Nature didn’t prepare Clementi for what followed. Like the rest of us, he was designed for life in a material world. That’s why we relate to people who are physically present. Clementi wasn’t thinking about the webcam. He was thinking about being there, in that room, with that man.

Meanwhile, Ravi was watching him from a computer down the hall. You’d think a guy peeping at his roommate through a webcam would understand how public the Internet can be. But Ravi, too, was blind. “Roommate asked for the room till midnight,” he typed. “I went into molly’s room and turned on my webcam. I saw him making out with a dude. Yay.” Then Ravi hit a button, posting the message to Twitter.

It was an amused, derisive message, the kind of mean thing you might say to a friend in private. But Ravi wasn’t in private. Within two days, a user named cit2mo—apparently Clementi’s alias—was telling friends at justusboys.com, a gay Web forum, what Ravi had said. “I checked his twitter today,” Clementi wrote. “He tweeted that I was using the room (which is obnoxious enough), AND that he went into somebody else’s room and remotely turned on his webcam and saw me making out with a guy.” Clementi went on to describe the responses from Ravi’s friends. Their entire conversation was visible on Twitter.

For the three days of their cat-and-mouse game, the roommates never saw each other in person. When Clementi wanted Ravi to vacate the room for another tryst, he texted him. But now Clementi knew which door to shut—and which window in cyberspace would show him what Ravi was up to. On justusboys.com, Clementi reported: “When I got back to the room I instantly noticed he had turned the webcam toward my bed. And he had posted online again [saying] ‘anyone want a free show just video chat me tonight’…”

Ravi’s exact tweet was: “Anyone with iChat, I dare you to video chat me between the hours of 9:30 and 12. Yes it’s happening again.” But the show never aired. “I turned off and unplugged his computer, went crazy looking for other hidden cams….and then had a great time,” Clementi told his buddies. One of them advised him: “You may want to take a screencap of his twitter feed if you want to go the legal route just so you have some evidence of his activity.” Clementi replied: “haha already there baby.”

Now the screen capture of Ravi’s feed is all over the Internet. So is the screen capture of Clementi’s forum messages. Below the messages, an administrator has written: “This could possibly be evidence in this whole sorry situation. Because of this I am locking this thread…” Somebody, presumably Ravi, has tried to delete his Twitter feed. Too late: It’s already cached on Google.

One thing in this sorry tale can never be erased, and that’s Clementi’s suicide. He announced it—”jumping off the gw bridge sorry”—on Facebook. Near the bridge, police found his laptop and cell phone. Apparently, he used them to post the Facebook message. And then he jumped. It turned out that he wasn’t a username, an avatar, or some random two-dimensional dude making out with another dude on a video feed. He was flesh and blood. His body hit the water. He died.
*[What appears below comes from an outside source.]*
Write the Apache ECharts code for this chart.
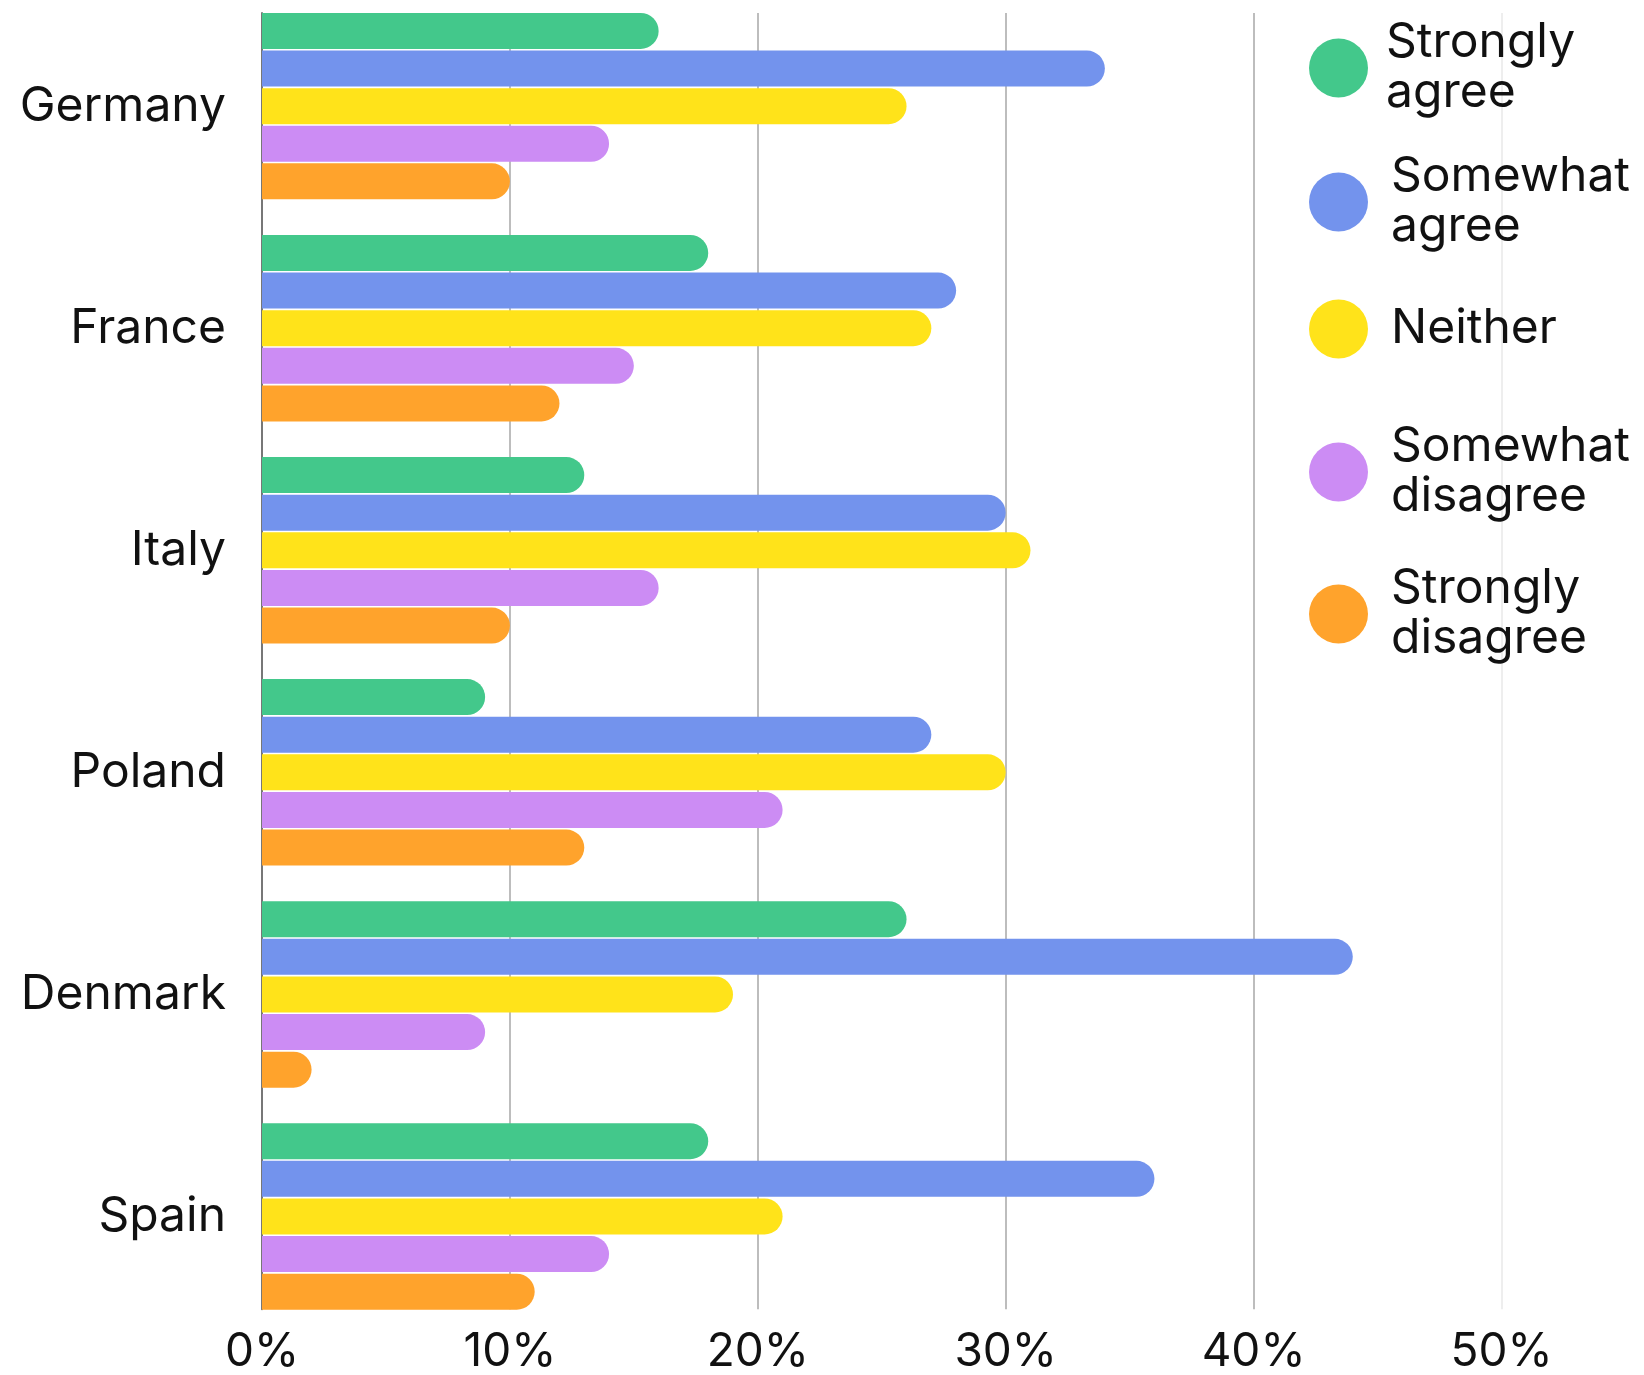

So here I sit, telling his story. I’m writing it from research files stored on a hard drive. But the hard drive isn’t here in my office. It’s in my wife’s computer downstairs. Through a network, I can see most of what’s on her machine. I’m there, even though I’m not. Next to her computer is a laptop with a built-in webcam. I didn’t ask for the webcam, and it’s never been activated, as far as I know. But I’ve never thought to check.

At Rutgers, students are acting like it’s still the 1960s. On Wednesday, a bunch of them lay down in front of the student center to protest Clementi’s death. Their leader said they were doing it for “all of those people, including Tyler, who have felt so alone.” But what Clementi learned too late is that his feelings were mistaken. He wasn’t alone. Neither are you.